A friend, who understood that I was trying to cope with anxiety, suggested that I try Zen-Doodling. I
nodded when she encouraged, but guffawed in the privacy of my bedroom. I thought, “She loves me. But, my drawings must be lousy.” I parked the idea for a while. When I visited a bookstore with Father, and when we spent some time in the stationeries section, I was possessed by this pressing idea to buy a doodle pad, and some felt-tip pens. I let the idea conquer me.
I returned home that night and doodled like I was the best artist. I doodled like I was going to hold an exhibition in a few days. I doodled like there was no past, no future.
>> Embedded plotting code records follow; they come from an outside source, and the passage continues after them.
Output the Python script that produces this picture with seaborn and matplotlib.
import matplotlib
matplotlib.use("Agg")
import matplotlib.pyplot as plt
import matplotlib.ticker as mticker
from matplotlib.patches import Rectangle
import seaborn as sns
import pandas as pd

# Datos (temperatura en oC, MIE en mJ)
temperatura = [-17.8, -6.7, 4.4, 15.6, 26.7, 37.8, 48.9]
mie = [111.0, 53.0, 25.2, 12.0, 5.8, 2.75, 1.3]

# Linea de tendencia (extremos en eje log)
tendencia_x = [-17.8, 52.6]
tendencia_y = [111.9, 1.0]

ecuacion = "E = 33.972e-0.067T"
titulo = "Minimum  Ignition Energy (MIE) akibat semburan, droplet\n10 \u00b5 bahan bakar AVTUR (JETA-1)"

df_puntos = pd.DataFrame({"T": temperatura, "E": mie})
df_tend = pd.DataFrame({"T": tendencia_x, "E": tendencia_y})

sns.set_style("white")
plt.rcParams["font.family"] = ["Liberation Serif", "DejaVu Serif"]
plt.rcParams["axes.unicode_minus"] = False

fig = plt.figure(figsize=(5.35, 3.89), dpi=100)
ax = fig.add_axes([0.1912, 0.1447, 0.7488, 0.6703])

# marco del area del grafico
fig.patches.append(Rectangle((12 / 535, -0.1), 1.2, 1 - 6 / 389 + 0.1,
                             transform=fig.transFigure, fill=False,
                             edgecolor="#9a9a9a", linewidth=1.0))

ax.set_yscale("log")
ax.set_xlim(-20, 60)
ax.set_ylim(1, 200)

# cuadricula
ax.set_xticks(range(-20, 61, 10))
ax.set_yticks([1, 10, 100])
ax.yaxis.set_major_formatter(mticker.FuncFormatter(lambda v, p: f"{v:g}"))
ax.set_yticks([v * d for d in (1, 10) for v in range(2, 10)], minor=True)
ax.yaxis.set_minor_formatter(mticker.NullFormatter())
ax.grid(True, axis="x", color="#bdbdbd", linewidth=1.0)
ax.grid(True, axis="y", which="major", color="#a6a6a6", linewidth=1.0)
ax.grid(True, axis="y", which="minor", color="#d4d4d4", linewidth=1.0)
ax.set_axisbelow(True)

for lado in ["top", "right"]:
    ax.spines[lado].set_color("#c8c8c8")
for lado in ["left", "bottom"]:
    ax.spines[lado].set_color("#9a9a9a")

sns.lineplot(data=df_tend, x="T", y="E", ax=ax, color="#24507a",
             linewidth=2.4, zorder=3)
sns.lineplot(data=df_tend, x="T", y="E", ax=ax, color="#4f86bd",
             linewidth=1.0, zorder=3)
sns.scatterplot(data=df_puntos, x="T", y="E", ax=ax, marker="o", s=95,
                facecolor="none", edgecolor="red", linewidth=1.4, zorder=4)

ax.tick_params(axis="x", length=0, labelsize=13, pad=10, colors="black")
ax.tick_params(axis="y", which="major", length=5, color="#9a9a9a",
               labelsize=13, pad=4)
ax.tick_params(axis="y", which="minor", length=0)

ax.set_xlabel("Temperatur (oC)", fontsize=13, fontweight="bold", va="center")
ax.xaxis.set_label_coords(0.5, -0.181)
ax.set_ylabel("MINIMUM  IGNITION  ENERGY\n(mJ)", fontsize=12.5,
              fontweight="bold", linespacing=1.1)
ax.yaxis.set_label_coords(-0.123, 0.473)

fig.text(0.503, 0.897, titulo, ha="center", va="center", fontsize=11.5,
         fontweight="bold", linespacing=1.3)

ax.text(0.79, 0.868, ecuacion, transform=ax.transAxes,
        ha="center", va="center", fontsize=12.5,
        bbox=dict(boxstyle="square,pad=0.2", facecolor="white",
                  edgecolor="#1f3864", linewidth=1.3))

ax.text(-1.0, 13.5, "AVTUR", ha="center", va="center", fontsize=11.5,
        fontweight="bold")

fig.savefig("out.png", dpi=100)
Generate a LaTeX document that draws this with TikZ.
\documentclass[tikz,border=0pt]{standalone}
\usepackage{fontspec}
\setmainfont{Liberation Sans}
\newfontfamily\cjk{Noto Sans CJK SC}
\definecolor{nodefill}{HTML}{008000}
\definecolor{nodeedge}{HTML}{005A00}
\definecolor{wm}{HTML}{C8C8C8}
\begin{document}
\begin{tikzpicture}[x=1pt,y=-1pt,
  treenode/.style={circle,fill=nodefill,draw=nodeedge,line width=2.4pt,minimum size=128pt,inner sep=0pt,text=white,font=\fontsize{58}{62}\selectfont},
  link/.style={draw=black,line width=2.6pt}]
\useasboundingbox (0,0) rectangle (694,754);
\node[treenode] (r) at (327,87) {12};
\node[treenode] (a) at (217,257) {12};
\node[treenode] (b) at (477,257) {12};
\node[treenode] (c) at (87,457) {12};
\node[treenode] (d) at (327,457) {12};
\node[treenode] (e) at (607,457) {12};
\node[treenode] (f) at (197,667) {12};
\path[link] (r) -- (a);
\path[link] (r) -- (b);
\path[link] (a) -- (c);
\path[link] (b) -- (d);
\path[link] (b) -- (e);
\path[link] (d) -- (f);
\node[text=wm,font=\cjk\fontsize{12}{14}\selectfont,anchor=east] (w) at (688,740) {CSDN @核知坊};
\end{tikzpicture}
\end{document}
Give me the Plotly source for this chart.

That moment, when my felt-tip ran on the notebook bravely, seemed permanent. A few hours later, I googled to find out if Zen-Doodler is a legit word.
The last six months have taught me that life was kind to me in many ways. While I was crying over the road that broke and disappeared, life held a lantern, steered me towards the path that’s replete with precious gems, and threw brilliant light on them, making them sparkle with hope.
A couple of days ago, I had a cup of strong tea and read Celeste Ng’s Everything I Never Told You at a restaurant. I couldn’t stop reading. And luckily, I had more time. So, I walked up to the counter again and ordered one more cup of tea. As he hollered my order, the man behind the counter said, “I have always seen you with books. I cannot read English. But, my wife can. I want to gift a couple of books for her birthday. Do you have any suggestions?” I smiled, wore my imaginary amateur librarian hat, and asked him more questions about his wife’s preferences. After I collected my tea and went back to my table, I reminded myself one more time: Little pleasures come in many forms.
“I do not miss childhood, but I miss the way I took pleasure in small things, even as greater things crumbled. I could not control the world I was in, could not walk away from things or people or moments that hurt, but I took joy in the things that made me happy.”
— The Ocean at the End of the Lane by Neil Gaiman
Greater things might continue to crumble. But, so long as I choose to keep reveling in tiny, warm moments, I hope life will seem beautiful.